Ken Plum: Enforcing immigration laws

With the wide publicity the Arizona law has received requiring police to question people if there is reason to suspect they are in the United States illegally, the Police Foundation distributed to state legislators the results of a study it had conducted on the issue. As the president of the Foundation explained in his transmittal letter, there is “the possibility of similar legislation being introduced in Virginia.” It is more like “probability” than “possibility” that such legislation will be introduced in the General Assembly. After all, it was Prince William County, Virginia, that gained such notoriety by passing a local ordinance similar to the law, and it was Herndon, Virginia, that closed its day labor site over concerns about illegal immigration. Most recently Virginia Attorney General Ken Cuccinelli opined that police in Virginia can check the immigration status of anyone they stop.

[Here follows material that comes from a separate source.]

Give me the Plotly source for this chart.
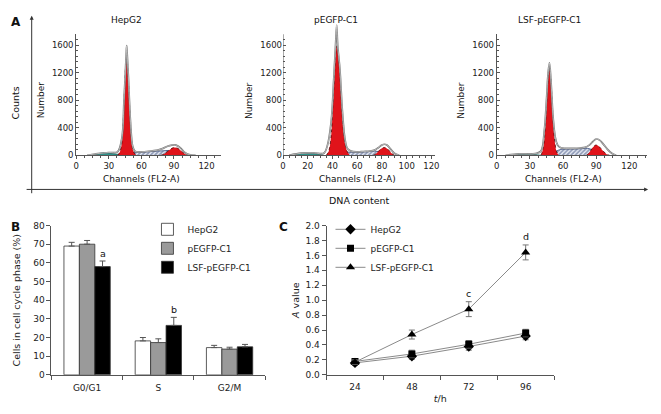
import plotly.graph_objects as go

# ---------------- Panel A : DNA content histograms ----------------
hist_titles = ["HepG2", "pEGFP-C1", "LSF-pEGFP-C1"]
hist_xmax = [133, 123.2, 136]
hist_xdtick = [30, 20, 30]

# HepG2
h1_debris_ch = [14, 18, 22, 26, 30, 34, 38, 42]
h1_debris = [0, 15, 30, 40, 35, 25, 15, 0]
h1_s_ch = [48, 52, 56, 60, 65, 70, 75, 80, 85, 88, 92, 96]
h1_s = [0, 40, 45, 45, 50, 55, 60, 65, 70, 60, 40, 0]
h1_g1_ch = [38, 40, 42, 43, 44, 45, 46, 46.5, 47, 48, 49, 50, 51, 52, 54, 56]
h1_g1 = [0, 40, 180, 400, 750, 1150, 1400, 1450, 1380, 1100, 750, 420, 200, 90, 20, 0]
h1_g2_ch = [78, 81, 84, 87, 89, 91, 93, 95, 98, 101, 103]
h1_g2 = [0, 20, 55, 90, 108, 113, 105, 85, 45, 12, 0]
h1_env_ch = [10, 20, 30, 38, 42, 44, 46, 46.5, 47, 48, 50, 52, 54, 56, 60, 65, 70, 75, 80, 84, 88, 91, 94, 97, 100, 104, 110]
h1_env = [0, 25, 40, 50, 250, 800, 1450, 1590, 1450, 1150, 480, 130, 60, 50, 50, 55, 65, 75, 100, 130, 148, 150, 130, 90, 40, 10, 0]
h1_marks = [47, 91]

# pEGFP-C1
h2_debris_ch = [6, 10, 15, 20, 25, 30, 33]
h2_debris = [0, 15, 30, 35, 25, 15, 0]
h2_s_ch = [47, 50, 55, 60, 65, 70, 74, 78, 82, 86]
h2_s = [0, 40, 45, 45, 50, 55, 60, 50, 30, 0]
h2_g1_ch = [35, 37, 39, 40, 41, 42, 43, 43.5, 44, 45, 46, 47, 48, 49, 50, 52, 54]
h2_g1 = [0, 60, 300, 600, 950, 1300, 1550, 1590, 1560, 1400, 1150, 850, 550, 330, 180, 50, 0]
h2_g2_ch = [73, 75, 77, 79, 81, 82, 84, 86, 88, 90]
h2_g2 = [0, 20, 55, 90, 110, 113, 100, 65, 25, 0]
h2_env_ch = [5, 15, 25, 33, 36, 39, 41, 42.5, 43.4, 44.2, 46, 48, 50, 52, 55, 60, 65, 70, 74, 77, 80, 82, 84, 87, 90, 94]
h2_env = [0, 30, 35, 30, 150, 500, 1100, 1600, 1890, 1600, 1250, 650, 250, 100, 60, 50, 55, 60, 75, 110, 150, 160, 150, 90, 30, 0]
h2_marks = [32, 71.5]

# LSF-pEGFP-C1
h3_debris_ch = [10, 15, 20, 25, 30, 35, 40]
h3_debris = [0, 10, 20, 25, 20, 10, 0]
h3_s_ch = [50, 54, 58, 62, 66, 70, 75, 80, 84, 88, 92]
h3_s = [0, 60, 85, 90, 92, 92, 95, 100, 95, 60, 0]
h3_g1_ch = [40, 42, 44, 45, 46, 47, 47.7, 48.5, 49.5, 50.5, 51.5, 52.5, 54, 56]
h3_g1 = [0, 100, 420, 700, 1000, 1200, 1246, 1180, 950, 650, 380, 200, 60, 0]
h3_g2_ch = [81, 83, 85, 87, 89, 90, 91, 93, 95, 97, 99, 102]
h3_g2 = [0, 25, 70, 115, 145, 150, 145, 120, 85, 50, 20, 0]
h3_env_ch = [8, 20, 35, 40, 43, 45, 46.5, 47.7, 49, 51, 53, 55, 58, 62, 66, 70, 75, 80, 84, 87, 90, 93, 96, 100, 104, 108]
h3_env = [0, 20, 25, 60, 350, 800, 1200, 1340, 1100, 550, 260, 150, 110, 100, 100, 100, 105, 115, 150, 200, 236, 220, 170, 90, 30, 0]
h3_marks = [47, 90]

# ---------------- Panel B : cell-cycle distribution ----------------
phases = ["G0/G1", "S", "G2/M"]
groups = ["HepG2", "pEGFP-C1", "LSF-pEGFP-C1"]
pct_hepg2 = [69.0, 18.2, 14.6]
pct_hepg2_err = [2.0, 1.8, 1.2]
pct_pegfp = [70.0, 17.3, 13.8]
pct_pegfp_err = [2.0, 2.0, 1.0]
pct_lsf = [58.0, 26.5, 15.0]
pct_lsf_err = [3.0, 4.3, 1.3]
bar_letters = {"G0/G1": "a", "S": "b"}

# ---------------- Panel C : growth curve ----------------
times = ["24", "48", "72", "96"]
a_hepg2 = [0.16, 0.25, 0.38, 0.52]
a_hepg2_err = [0.03, 0.04, 0.05, 0.05]
a_pegfp = [0.18, 0.28, 0.41, 0.56]
a_pegfp_err = [0.03, 0.05, 0.05, 0.05]
a_lsf = [0.17, 0.54, 0.88, 1.64]
a_lsf_err = [0.03, 0.06, 0.10, 0.10]
line_letters = {"72": "c", "96": "d"}

W, H = 661, 414
FONT = "DejaVu Sans"
AX = "#555555"


def px(x):
    return x / W


def py(y):
    return 1 - y / H


fig = go.Figure()

hists = [
    (h1_debris_ch, h1_debris, h1_s_ch, h1_s, h1_g1_ch, h1_g1, h1_g2_ch, h1_g2, h1_env_ch, h1_env, h1_marks),
    (h2_debris_ch, h2_debris, h2_s_ch, h2_s, h2_g1_ch, h2_g1, h2_g2_ch, h2_g2, h2_env_ch, h2_env, h2_marks),
    (h3_debris_ch, h3_debris, h3_s_ch, h3_s, h3_g1_ch, h3_g1, h3_g2_ch, h3_g2, h3_env_ch, h3_env, h3_marks),
]

for i, (dch, dv, sch, sv, g1ch, g1v, g2ch, g2v, ech, ev, marks) in enumerate(hists):
    xa = "x" if i == 0 else f"x{i+1}"
    ya = "y" if i == 0 else f"y{i+1}"
    common = dict(xaxis=xa, yaxis=ya, showlegend=False, hoverinfo="skip")
    fig.add_trace(go.Scatter(x=dch, y=dv, mode="lines", fill="tozeroy", line_shape="spline",
                             line=dict(color="#1d6b66", width=0.7), fillcolor="#2f948c", **common))
    fig.add_trace(go.Scatter(x=sch, y=sv, mode="lines", fill="tozeroy", line_shape="spline",
                             line=dict(color="#34477a", width=0.8),
                             fillpattern=dict(shape="/", fgcolor="#34477a", bgcolor="#e8ecf5", size=3, solidity=0.55),
                             **common))
    for gch, gv in ((g1ch, g1v), (g2ch, g2v)):
        fig.add_trace(go.Scatter(x=gch, y=gv, mode="lines", fill="tozeroy", line_shape="spline",
                                 line=dict(color="#4a0505", width=0.8, dash="dot"), fillcolor="#e0131a", **common))
    fig.add_trace(go.Scatter(x=ech, y=ev, mode="lines", line_shape="spline",
                             line=dict(color="#6e6e6e", width=1.7), **common))
    fig.add_trace(go.Scatter(x=ech, y=ev, mode="lines", line_shape="spline",
                             line=dict(color="white", width=0.5), **common))
    fig.add_trace(go.Scatter(x=marks, y=[-22] * len(marks), mode="markers", cliponaxis=False,
                             marker=dict(symbol="triangle-up", size=5, color="black"), **common))

# Panel B bars
bar_specs = [
    ("HepG2", pct_hepg2, pct_hepg2_err, "white"),
    ("pEGFP-C1", pct_pegfp, pct_pegfp_err, "#9a9a9a"),
    ("LSF-pEGFP-C1", pct_lsf, pct_lsf_err, "black"),
]
for name, vals, errs, col in bar_specs:
    fig.add_trace(go.Bar(
        x=phases, y=vals, name=name, xaxis="x4", yaxis="y4", legend="legend",
        marker=dict(color=col, line=dict(color="#333333", width=0.8)),
        error_y=dict(type="data", array=errs, arrayminus=[0] * len(errs), symmetric=False,
                     color="#555555", thickness=1, width=3),
    ))

# Panel C lines
line_specs = [
    ("HepG2", a_hepg2, a_hepg2_err, "diamond", 8),
    ("pEGFP-C1", a_pegfp, a_pegfp_err, "square", 7),
    ("LSF-pEGFP-C1", a_lsf, a_lsf_err, "triangle-up", 8),
]
for name, vals, errs, sym, sz in line_specs:
    fig.add_trace(go.Scatter(
        x=times, y=vals, name=name, xaxis="x5", yaxis="y5", legend="legend2",
        mode="lines+markers", line=dict(color="#8a8a8a", width=1),
        marker=dict(symbol=sym, size=sz, color="black"),
        error_y=dict(type="data", array=errs, color="#777777", thickness=1, width=3),
    ))

# Axis layouts
hist_dom_x = [(74, 220), (283, 437), (499, 651)]
hist_yrange = [1756, 1900, 1756]
hist_top = [30, 154 - 1900 * 0.070625, 30]
lay = {}
for i in range(3):
    sfx = "" if i == 0 else str(i + 1)
    lay[f"xaxis{sfx}"] = dict(
        domain=[px(hist_dom_x[i][0]), px(hist_dom_x[i][1])], range=[0, hist_xmax[i]],
        anchor="y" + sfx, showline=True, linecolor=AX, linewidth=1, ticks="outside", ticklen=3,
        tickcolor=AX, dtick=hist_xdtick[i], tick0=0, showgrid=False, zeroline=False,
        tickfont=dict(size=8.5, family=FONT, color="#222"),
        minor=dict(ticks="outside", ticklen=2, dtick=hist_xdtick[i] / 4 if i != 1 else 5, tickcolor=AX),
    )
    lay[f"yaxis{sfx}"] = dict(
        domain=[py(154), py(hist_top[i])], range=[0, hist_yrange[i]], anchor="x" + sfx,
        showline=(i != 1), linecolor=AX, linewidth=1, ticks="inside", ticklen=3, tickcolor=AX,
        tickvals=[0, 400, 800, 1200, 1600], showgrid=False, zeroline=False,
        tickfont=dict(size=8.5, family=FONT, color="#222"),
        minor=dict(ticks="inside", ticklen=2, tickvals=list(range(0, 1760, 80)), tickcolor=AX),
    )

lay["xaxis4"] = dict(domain=[px(49), px(265)], anchor="y4", type="category", range=[-0.5, 2.5],
                     showline=True, linecolor=AX, linewidth=1, ticks="outside", ticklen=4, tickcolor=AX,
                     tickson="boundaries", showgrid=False, ticklabelstandoff=4,
                     tickfont=dict(size=9, family=FONT, color="#222"))
lay["yaxis4"] = dict(domain=[py(379), py(226)], anchor="x4", range=[0, 80], dtick=10, showline=True,
                     linecolor=AX, linewidth=1, ticks="outside", ticklen=4, tickcolor=AX, showgrid=False,
                     zeroline=False, tickfont=dict(size=9, family=FONT, color="#222"),
                     title=dict(text="Cells in cell cycle phase (%)", standoff=10,
                                font=dict(size=9.5, family=FONT, color="#222")))
lay["xaxis5"] = dict(domain=[px(327), px(557)], anchor="y5", type="category", range=[-0.5, 3.5],
                     showline=True, linecolor=AX, linewidth=1, ticks="outside", ticklen=4, tickcolor=AX,
                     tickson="boundaries", showgrid=False, ticklabelstandoff=3,
                     tickfont=dict(size=9, family=FONT, color="#222"),
                     title=dict(text="<i>t</i>/h", standoff=4, font=dict(size=9.5, family=FONT, color="#222")))
lay["yaxis5"] = dict(domain=[py(379), py(226)], anchor="x5", range=[0, 2], dtick=0.2, tickformat=".1f",
                     showline=True, linecolor=AX, linewidth=1, ticks="outside", ticklen=4, tickcolor=AX,
                     showgrid=False, zeroline=False, tickfont=dict(size=9, family=FONT, color="#222"),
                     title=dict(text="<i>A</i> value", standoff=4, font=dict(size=9.5, family=FONT, color="#222")))

annotations = []


def txt(x, y, text, size=9, bold=False, angle=0, **kw):
    annotations.append(dict(x=x, y=y, text=("<b>%s</b>" % text) if bold else text, showarrow=False,
                            xref=kw.pop("xref", "paper"), yref=kw.pop("yref", "paper"), textangle=angle,
                            xanchor="center", yanchor="middle",
                            font=dict(size=size, family=FONT, color="#111"), **kw))


txt(px(13), py(17), "A", size=12, bold=True)
txt(px(13), py(227), "B", size=12, bold=True)
txt(px(283), py(227), "C", size=12, bold=True)
txt(px(13), py(100), "Counts", size=9.5, angle=-90)
txt(px(360), py(200), "DNA content", size=9.5)
title_x = [125, 337, 552]
number_x = [38, 248, 463]
for i in range(3):
    sfx = "" if i == 0 else str(i + 1)
    txt(px(title_x[i]), py(15), hist_titles[i], size=9)
    txt(px(number_x[i]), py(98), "Number", size=9, angle=-90)
    txt(60, py(178), "Channels (FL2-A)", size=9, xref="x" + sfx)

# significance letters (placed above the LSF-pEGFP-C1 error bars)
for ph, letter in bar_letters.items():
    k = phases.index(ph)
    txt(k, pct_lsf[k] + pct_lsf_err[k] + 4, letter, size=9.5, xref="x4", yref="y4", xshift=16)
for t, letter in line_letters.items():
    k = times.index(t)
    txt(k, a_lsf[k] + a_lsf_err[k] + 0.11, letter, size=9.5, xref="x5", yref="y5")

# Frame arrows for panel A
annotations.append(dict(x=px(29), y=py(11), ax=0, ay=179, xref="paper", yref="paper", text="",
                        showarrow=True, arrowhead=2, arrowsize=0.8, arrowwidth=1, arrowcolor="#333"))
annotations.append(dict(x=px(652), y=py(189), ax=-623, ay=0, xref="paper", yref="paper", text="",
                        showarrow=True, arrowhead=2, arrowsize=0.8, arrowwidth=1, arrowcolor="#333"))

shapes = [dict(type="line", xref="x2", yref="y2", x0=0, x1=0, y0=0, y1=1756,
               line=dict(color=AX, width=1))]

fig.update_layout(
    width=W, height=H, margin=dict(l=0, r=0, t=0, b=0),
    paper_bgcolor="white", plot_bgcolor="rgba(0,0,0,0)",
    font=dict(family=FONT, size=9, color="#222"),
    barmode="group", bargap=0.35, bargroupgap=0,
    annotations=annotations, shapes=shapes,
    legend=dict(x=px(146), y=py(215), xanchor="left", yanchor="top", bgcolor="rgba(0,0,0,0)",
                font=dict(size=9, family=FONT, color="#222"), tracegroupgap=0),
    legend2=dict(x=px(331), y=py(215), xanchor="left", yanchor="top", bgcolor="rgba(0,0,0,0)",
                 font=dict(size=9, family=FONT, color="#222"), tracegroupgap=0),
    **lay,
)

fig.write_html("out.html", config={"displayModeBar": False},
               post_script="document.body.style.margin='0';")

The Foundation’s report, “The Role of Local Police: Striking a Balance Between Immigration Enforcement and Civil Liberties” is available at www.policefoundation.org/strikingabalance/. Clearly there are differences of opinion on an issue this controversial among the diverse group of local law enforcement officials who studied it, but “a majority of police chiefs seem to regard the cost of participation in civil immigration enforcement efforts, where there is no criminal nexus, as outweighing the potential benefits.” They would oppose what the attorney general is supporting in Virginia. There was also agreement that local police officers should be prohibited from arresting and detaining persons to solely investigate immigration status in the absence of probable cause of an independent state criminal law violation. Noteworthy was the finding that “local and state authorities should develop policies and procedures for monitoring racial profiling and abuse of authority.”

Several studies of issues within the broad topic of immigration were conducted for the report. One study related to the popular myths that have been perpetuated by some politicians and the media about immigrants and crime. “Undocumented Immigration and Rates of Crime and Imprisonment: Popular Myths and Empirical Realities” study found that perceptions that the foreign-born, especially “illegal aliens,” are responsible for higher crime rates “are not supported empirically; in fact, they are refuted by the preponderance of scientific evidence.”

The Police Foundation study concluded with advice to its members that should be heeded by all: “place pressure on the federal government to comprehensively improve border security and reform the immigration system.” As President Obama said recently in a speech on the issue, “The American people demand and deserve a solution. And they deserve common-sense, comprehensive immigration reform grounded in the principles of responsibility and accountability.”

Cooperation that has been developed through community policing between immigrant communities and local police should continue without state or local interference. That will make for safe communities and the protection of civil liberties.
 
 

Ken Plum is a member of the Virginia House of Delegates.